I personally love cobbler topping, which is rather like sweet drop-biscuit dough. There are other ways to top a cobbler, some of which are more like pie or crisp toppings, covering the entire top in a smooth layer. I like the “topping continents” effect of this one, and the biscuity-ness soaks up some juices as it cooks, and the whole deal is just tasty :D. So, this is my favorite way to make cobbler, and I hope you like it too!

Peach Cobbler



  • 1/2 cup + 2 TBS 100% apple juice
  • 1 TBS cornstarch
  • 4 cups fresh peach slices (if you’re using presliced frozen fruit or berries, check to make sure that no sugar was added to them)
  • 1 tsp Truvia (or to taste. You may not want more sweetener, or you may want a bit more. Remember that Truvia is very strong when you’re increasing the sweetness, though.)
  • 1/4 tsp ground cinnamon
  • 1 tsp lemon juice


  • 3 TBS butter (substitute margarine or shortening if you must 🙁 )
  • 1 cup unbleached flour
  • 2 tsp baking stevia (or 1 tsp Truvia if you don’t have baking stevia on hand)
  • 1 1/2 tsp baking powder
  • 1/2 tsp salt
  • 1/2 cup milk


1. Combine peach slices, 1/2 cup apple juice, Truvia, lemon juice, and cinnamon. Mix well, cover, and bring to a boil. Reduce heat and simmer, stirring regularly, for about 10 minutes, until well combined and juicy.

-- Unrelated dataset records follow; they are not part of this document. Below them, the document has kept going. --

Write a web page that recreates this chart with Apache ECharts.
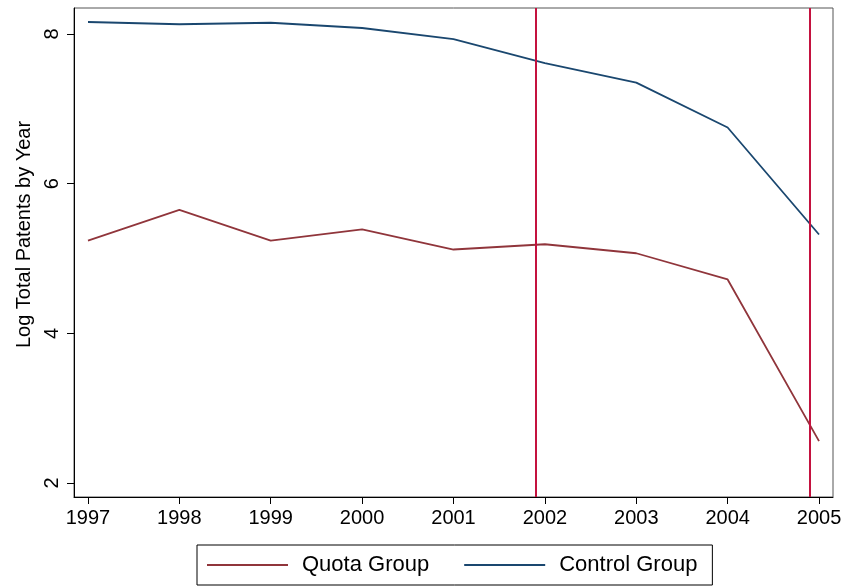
<!DOCTYPE html>
<html>
<head>
<meta charset="utf-8">
<script src="https://cdn.jsdelivr.net/npm/echarts@6/dist/echarts.min.js"></script>
<style>
  html, body { margin: 0; padding: 0; background: #fff; }
  #chart { width: 846px; height: 587px; }
</style>
</head>
<body>
<div id="chart"></div>
<script>
var years = [1997, 1998, 1999, 2000, 2001, 2002, 2003, 2004, 2005];
var quotaGroup = [5.24, 5.65, 5.24, 5.39, 5.12, 5.19, 5.07, 4.72, 2.56];
var controlGroup = [8.16, 8.13, 8.15, 8.08, 7.93, 7.61, 7.35, 6.75, 5.32];
var yTicks = [2, 4, 6, 8];
var eventLines = [2001.9, 2004.9];

function pairs(vals) {
    var out = [];
    for (var i = 0; i < years.length; i++) {
        out.push([years[i], vals[i]]);
    }
    return out;
}

var myChart = echarts.init(document.getElementById('chart'));
var font = 'Liberation Sans, Arial, Helvetica, sans-serif';

myChart.setOption({
    animation: false,
    textStyle: { fontFamily: font },
    grid: {
        left: 74, right: 13, top: 8, bottom: 90,
        show: true,
        borderColor: '#555',
        borderWidth: 1
    },
    legend: {
        left: 197,
        top: 545,
        data: ['Quota Group', 'Control Group'],
        icon: 'rect',
        itemWidth: 81,
        itemHeight: 2,
        itemGap: 35,
        padding: [9, 15, 9, 10],
        borderColor: '#000',
        borderWidth: 1,
        textStyle: {
            fontSize: 22,
            color: '#000',
            fontFamily: font,
            padding: [0, 0, 0, 9]
        }
    },
    xAxis: {
        type: 'value',
        min: 1996.847,
        max: 2005.153,
        splitLine: { show: false },
        axisLine: { lineStyle: { color: '#000', width: 1 } },
        axisTick: {
            length: 7,
            customValues: years,
            lineStyle: { color: '#000' }
        },
        axisLabel: {
            customValues: years,
            fontSize: 20,
            color: '#000',
            margin: 11,
            formatter: function (v) { return String(v); }
        }
    },
    yAxis: {
        type: 'value',
        min: 1.813,
        max: 8.347,
        name: 'Log Total Patents by Year',
        nameLocation: 'middle',
        nameGap: 40,
        nameTextStyle: {
            fontSize: 20,
            color: '#000',
            fontFamily: font,
            padding: [0, 0, 0, 36]
        },
        splitLine: { show: false },
        axisLine: { show: true, lineStyle: { color: '#000', width: 1 } },
        axisTick: {
            show: true,
            length: 7,
            customValues: yTicks,
            lineStyle: { color: '#000' }
        },
        axisLabel: {
            customValues: yTicks,
            rotate: 90,
            fontSize: 20,
            color: '#000',
            margin: 12
        }
    },
    series: [
        {
            name: 'Quota Group',
            type: 'line',
            data: pairs(quotaGroup),
            showSymbol: false,
            color: '#90353b',
            lineStyle: { width: 1.8, color: '#90353b' },
            markLine: {
                silent: true,
                symbol: 'none',
                label: { show: false },
                lineStyle: { color: '#c4123f', width: 2, type: 'solid' },
                data: eventLines.map(function (x) { return { xAxis: x }; })
            }
        },
        {
            name: 'Control Group',
            type: 'line',
            data: pairs(controlGroup),
            showSymbol: false,
            color: '#1a476f',
            lineStyle: { width: 1.8, color: '#1a476f' }
        }
    ]
});
</script>
</body>
</html>
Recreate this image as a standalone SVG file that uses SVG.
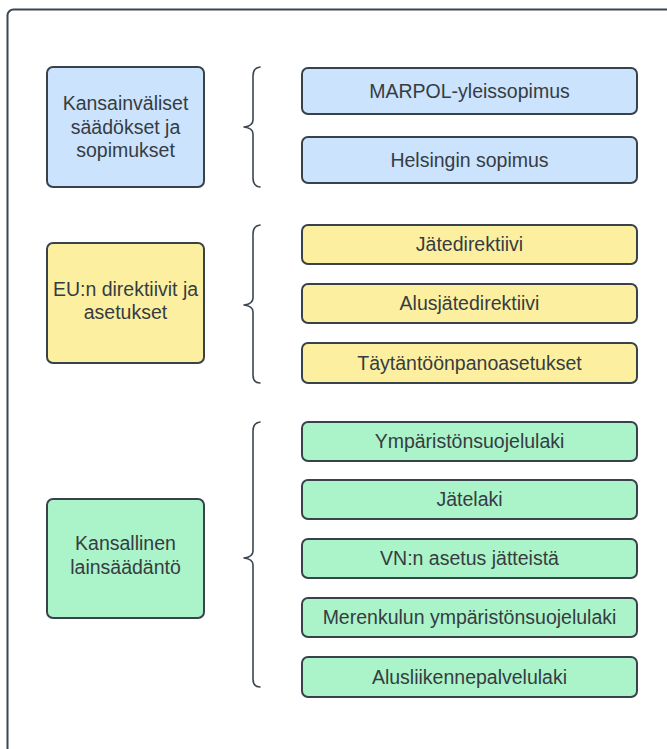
<svg xmlns="http://www.w3.org/2000/svg" width="667" height="749" viewBox="0 0 667 749">
<style>
.frame{fill:#ffffff;stroke:#3b4651;stroke-width:2}
.box{stroke:#38424b;stroke-width:2}
.blue{fill:#cbe3fd}
.yellow{fill:#fcf0a0}
.green{fill:#abf3c8}
.brace{fill:none;stroke:#3b4651;stroke-width:1.6;stroke-linecap:round;stroke-linejoin:round}
text{font-family:"Liberation Sans",Arial,sans-serif;font-size:19.5px;fill:#363c42;text-anchor:middle}
</style>
<rect x="0" y="0" width="667" height="749" fill="#ffffff"/>
<rect class="frame" x="7.5" y="9.5" width="700" height="800" rx="6"/>
<g id="connectors">
<path class="brace" d="M260,67 Q253,68 253,76 L253,120 Q253,126 244,127 Q253,128 253,134 L253,178 Q253,186 260,187"/>
<path class="brace" d="M260,225 Q253,226 253,234 L253,298 Q253,304 244,305 Q253,306 253,312 L253,375 Q253,383 260,383"/>
<path class="brace" d="M260,422 Q253,423 253,431 L253,551 Q253,557 244,558 Q253,559 253,565 L253,679 Q253,687 260,687"/>
</g>
<g id="intl">
<rect class="box blue" x="47" y="67" width="157" height="120" rx="6"/>
<text x="125.5" y="110">Kansainväliset</text>
<text x="125.5" y="133.5">säädökset ja</text>
<text x="125.5" y="157">sopimukset</text>
</g>
<g id="eu">
<rect class="box yellow" x="47" y="243" width="157" height="120" rx="6"/>
<text x="125.5" y="296">EU:n direktiivit ja</text>
<text x="125.5" y="319">asetukset</text>
</g>
<g id="national">
<rect class="box green" x="47" y="499" width="157" height="119" rx="6"/>
<text x="125.5" y="550">Kansallinen</text>
<text x="125.5" y="574">lainsäädäntö</text>
</g>
<g id="marpol">
<rect class="box blue" x="302" y="68" width="335" height="46" rx="6"/>
<text x="469.5" y="97.5">MARPOL-yleissopimus</text>
</g>
<g id="helsinki">
<rect class="box blue" x="302" y="137" width="335" height="46" rx="6"/>
<text x="469.5" y="166.5">Helsingin sopimus</text>
</g>
<g id="jatedirektiivi">
<rect class="box yellow" x="302" y="225" width="335" height="39" rx="6"/>
<text x="469.5" y="251">Jätedirektiivi</text>
</g>
<g id="alusjatedirektiivi">
<rect class="box yellow" x="302" y="284" width="335" height="39" rx="6"/>
<text x="469.5" y="310">Alusjätedirektiivi</text>
</g>
<g id="taytantoonpano">
<rect class="box yellow" x="302" y="343" width="335" height="40" rx="6"/>
<text x="469.5" y="369.5">Täytäntöönpanoasetukset</text>
</g>
<g id="ymparisto">
<rect class="box green" x="302" y="422" width="335" height="39" rx="6"/>
<text x="469.5" y="448">Ympäristönsuojelulaki</text>
</g>
<g id="jatelaki">
<rect class="box green" x="302" y="480" width="335" height="39" rx="6"/>
<text x="469.5" y="506">Jätelaki</text>
</g>
<g id="vn">
<rect class="box green" x="302" y="539" width="335" height="39" rx="6"/>
<text x="469.5" y="565">VN:n asetus jätteistä</text>
</g>
<g id="merenkulun">
<rect class="box green" x="302" y="598" width="335" height="39" rx="6"/>
<text x="469.5" y="624">Merenkulun ympäristönsuojelulaki</text>
</g>
<g id="alusliikenne">
<rect class="box green" x="302" y="657" width="335" height="40" rx="6"/>
<text x="469.5" y="683.5">Alusliikennepalvelulaki</text>
</g>
</svg>
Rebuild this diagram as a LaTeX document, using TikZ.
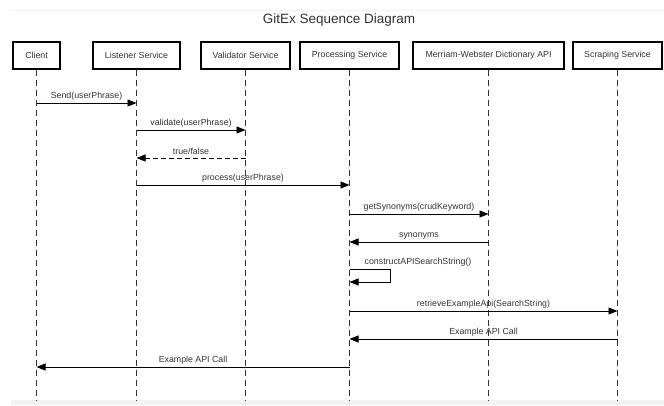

2. Whisk the cornstarch with the remaining 2 TBS of apple juice and add to the peach mixture. Cook and stir constantly until thickened into a syrup.

3. Remove from heat and let cool while you make the topping.

4. In a small mixing bowl, combine the flour, baking stevia, baking powder, and salt. Mix.

5. Cut in the butter unti the mixture looks like fine crumbs. (This is best done with a pastry cutter).

6. Add the milk to the crumbly mixture and stir until well combined.

7. Pour the peach mixture into a greased 8×8 in. pan. Drop dough by spoonfuls (a little flattened out) on to the top of the peaches.

8. Bake in an oven preheated to 400 degrees Fahrenheit for 25-30 minutes or until the topping is nicely golden brown.

Best served with a little homemade whipped cream (just beat heavy cream until nice and puffy; add a little Truvia if you wish) or some vanilla ice cream, but it is tasty all on its own too! Enjoy!